● GOAL OF THE EXERCISE:
Everything in the data should be repeated exactly, save for the images.

● SUPPLIED INFORMATION:
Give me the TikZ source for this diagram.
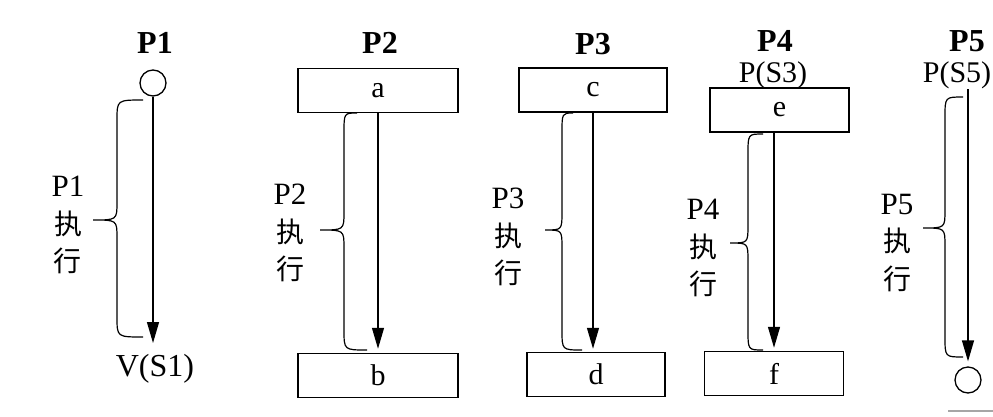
\documentclass[tikz,border=0pt]{standalone}
\usepackage{fontspec}
\setmainfont{Liberation Serif}
\newfontfamily\cjk{Noto Sans CJK SC}
\usetikzlibrary{arrows.meta}
\newcommand\mybrace[7]{\draw[brc] (#1,#2) .. controls (#3,#2) .. (#3,#2+20) -- (#3,#5-18) .. controls (#3,#5) .. (#4,#5) .. controls (#3,#5) .. (#3,#5+18) -- (#3,#7-20) .. controls (#3,#7) .. (#6,#7);}
\newcommand\zh[1]{{\cjk\fontsize{28}{37.5}\selectfont #1}}
\begin{document}
\begin{tikzpicture}[x=1pt,y=-1pt,
  every node/.style={font=\fontsize{30}{37.5}\selectfont, inner sep=0pt},
  hd/.style={font=\fontsize{32}{34}\selectfont\bfseries},
  big/.style={font=\fontsize{32}{34}\selectfont},
  box/.style={draw, line width=1.5pt, minimum height=44pt, inner sep=0pt},
  proc/.style={circle, draw, line width=1.3pt, minimum size=26pt},
  flow/.style={line width=1.3pt, -{Triangle[length=21pt,width=12pt]}},
  brc/.style={line width=1.2pt},
  side/.style={align=center, font=\fontsize{31}{37.5}\selectfont}]
\useasboundingbox (0,0) rectangle (993,416);

% P1
\node[hd] (h1) at (155,43) {P1};
\node[proc] (c1) at (153,83) {};
\node[big] (v1) at (155,369) {V(S1)};
\coordinate (t1) at (153,343);
\draw[flow] (c1) -- (t1);
\mybrace{143}{100}{117}{93}{220}{143}{337}
\node[side] (l1) at (68,225) {P1\\\zh{执}\\\zh{行}};

% P2
\node[hd] (h2) at (380,43) {P2};
\node[box, minimum width=160pt] (a) at (378,90.5) {a};
\node[box, minimum width=160pt] (b) at (378,375.5) {b};
\draw[flow, shorten >=4pt] (a) -- (b);
\mybrace{357}{113}{344}{320}{230}{367}{350}
\node[side] (l2) at (290,233) {P2\\\zh{执}\\\zh{行}};

% P3
\node[hd] (h3) at (593,44) {P3};
\node[box, minimum width=148pt] (c) at (593,90) {c};
\node[box, minimum width=138pt] (d) at (596,374.5) {d};
\draw[flow, shorten >=3pt] (c.south) -- (c.south |- d.north);
\mybrace{573}{113}{562}{545}{230}{582}{350}
\node[side] (l3) at (508,237) {P3\\\zh{执}\\\zh{行}};

% P4
\node[hd] (h4) at (775,41) {P4};
\node (ps3) at (773,75) {P(S3)};
\node[box, minimum width=139pt] (e) at (779.5,110) {e};
\node[box, minimum width=139pt] (f) at (774,373.5) {f};
\draw[flow, shorten >=3pt] (f.north |- e.south) -- (f.north);
\mybrace{763}{134}{748}{730}{243}{763}{350}
\node[side] (l4) at (703,248) {P4\\\zh{执}\\\zh{行}};

% P5
\node[hd] (h5) at (967,41) {P5};
\node (ps5) at (957,75) {P(S5)};
\coordinate (s5) at (968,89);
\node[proc] (c5) at (968,380) {};
\draw[flow, shorten >=5pt] (s5) -- (c5);
\mybrace{963}{97}{945}{923}{228}{963}{357}
\node[side] (l5) at (897,243) {P5\\\zh{执}\\\zh{行}};

\draw[gray!70, line width=2pt] (948,411) -- (993,411);
\end{tikzpicture}
\end{document}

● OUTPUT OF THE EXERCISE:
Give me the TikZ source for this diagram.
\documentclass[tikz,border=0pt]{standalone}
\usepackage{fontspec}
\setmainfont{Liberation Serif}
\newfontfamily\cjk{Noto Sans CJK SC}
\usetikzlibrary{arrows.meta}
\newcommand\mybrace[7]{\draw[brc] (#1,#2) .. controls (#3,#2) .. (#3,#2+20) -- (#3,#5-18) .. controls (#3,#5) .. (#4,#5) .. controls (#3,#5) .. (#3,#5+18) -- (#3,#7-20) .. controls (#3,#7) .. (#6,#7);}
\newcommand\zh[1]{{\cjk\fontsize{28}{37.5}\selectfont #1}}
\begin{document}
\begin{tikzpicture}[x=1pt,y=-1pt,
  every node/.style={font=\fontsize{30}{37.5}\selectfont, inner sep=0pt},
  hd/.style={font=\fontsize{32}{34}\selectfont\bfseries},
  big/.style={font=\fontsize{32}{34}\selectfont},
  box/.style={draw, line width=1.5pt, minimum height=44pt, inner sep=0pt},
  proc/.style={circle, draw, line width=1.3pt, minimum size=26pt},
  flow/.style={line width=1.3pt, -{Triangle[length=21pt,width=12pt]}},
  brc/.style={line width=1.2pt},
  side/.style={align=center, font=\fontsize{31}{37.5}\selectfont}]
\useasboundingbox (0,0) rectangle (993,416);

% P1
\node[hd] (h1) at (155,43) {P1};
\node[proc] (c1) at (153,83) {};
\node[big] (v1) at (155,369) {V(S1)};
\coordinate (t1) at (153,343);
\draw[flow] (c1) -- (t1);
\mybrace{143}{100}{117}{93}{220}{143}{337}
\node[side] (l1) at (68,225) {P1\\\zh{执}\\\zh{行}};

% P2
\node[hd] (h2) at (380,43) {P2};
\node[box, minimum width=160pt] (a) at (378,90.5) {a};
\node[box, minimum width=160pt] (b) at (378,375.5) {b};
\draw[flow, shorten >=4pt] (a) -- (b);
\mybrace{357}{113}{344}{320}{230}{367}{350}
\node[side] (l2) at (290,233) {P2\\\zh{执}\\\zh{行}};

% P3
\node[hd] (h3) at (593,44) {P3};
\node[box, minimum width=148pt] (c) at (593,90) {c};
\node[box, minimum width=138pt] (d) at (596,374.5) {d};
\draw[flow, shorten >=3pt] (c.south) -- (c.south |- d.north);
\mybrace{573}{113}{562}{545}{230}{582}{350}
\node[side] (l3) at (508,237) {P3\\\zh{执}\\\zh{行}};

% P4
\node[hd] (h4) at (775,41) {P4};
\node (ps3) at (773,75) {P(S3)};
\node[box, minimum width=139pt] (e) at (779.5,110) {e};
\node[box, minimum width=139pt] (f) at (774,373.5) {f};
\draw[flow, shorten >=3pt] (f.north |- e.south) -- (f.north);
\mybrace{763}{134}{748}{730}{243}{763}{350}
\node[side] (l4) at (703,248) {P4\\\zh{执}\\\zh{行}};

% P5
\node[hd] (h5) at (967,41) {P5};
\node (ps5) at (957,75) {P(S5)};
\coordinate (s5) at (968,89);
\node[proc] (c5) at (968,380) {};
\draw[flow, shorten >=5pt] (s5) -- (c5);
\mybrace{963}{97}{945}{923}{228}{963}{357}
\node[side] (l5) at (897,243) {P5\\\zh{执}\\\zh{行}};

\draw[gray!70, line width=2pt] (948,411) -- (993,411);
\end{tikzpicture}
\end{document}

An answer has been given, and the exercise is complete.